Julian Assange—the guy who graduated, like, seven years ago, but can finally grow a beard—has now shown up to the party, and promptly been asked to leave. On Thursday, as Assange was removed from the Ecuadorian embassy in London by UK authorities to face possible extradition to the US, press freedom advocates all seemed to sigh heavily and in unison—like parents forced to pick up their hard-partying kids.

Press-freedom cases are a mangy bunch. Drill deep enough into the stories of the people mentioned above and you will see that all of them were prosecuted or otherwise punished for some bizarre and tasteless variation on an activity journalists have to perform every day.

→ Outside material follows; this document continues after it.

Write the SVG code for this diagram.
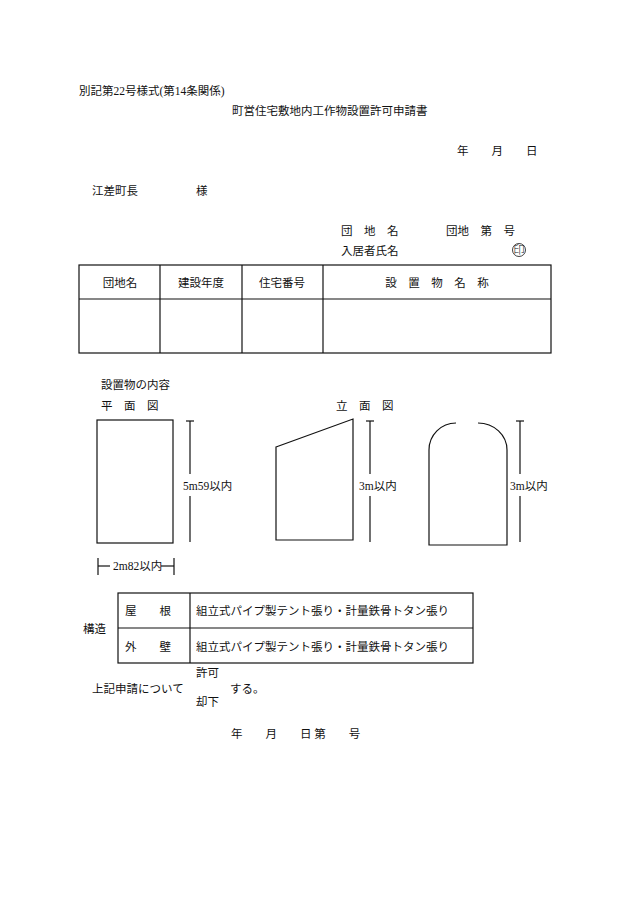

And for better or worse, we have to be on their team.

Assange has been credibly accused of rape, twice—once by a woman who is now seeking to have her case reopened in Sweden. Assange also distributed emails and documents that had been stolen from the Democratic National Committee and the 2016 Hillary Clinton campaign, some of which were then altered, probably by the Russian security service the GRU or one of its proxies, as part of an initiative by the Russian military to support the election of Donald Trump.

The problem for free-press advocates is that Assange is being indicted by a federal grand jury for something else entirely. A March 2018 indictment, unsealed on Thursday, alleges that, in 2010, Assange went beyond the behavior case law is generally understood to allow of journalists: he offered to help US Army intelligence analyst Chelsea Manning break the encryption on a password in the hopes of acquiring further sensitive information. She had already sent information about activity in Iraq and Afghanistan to him for publication and dissemination to other publishers around the world.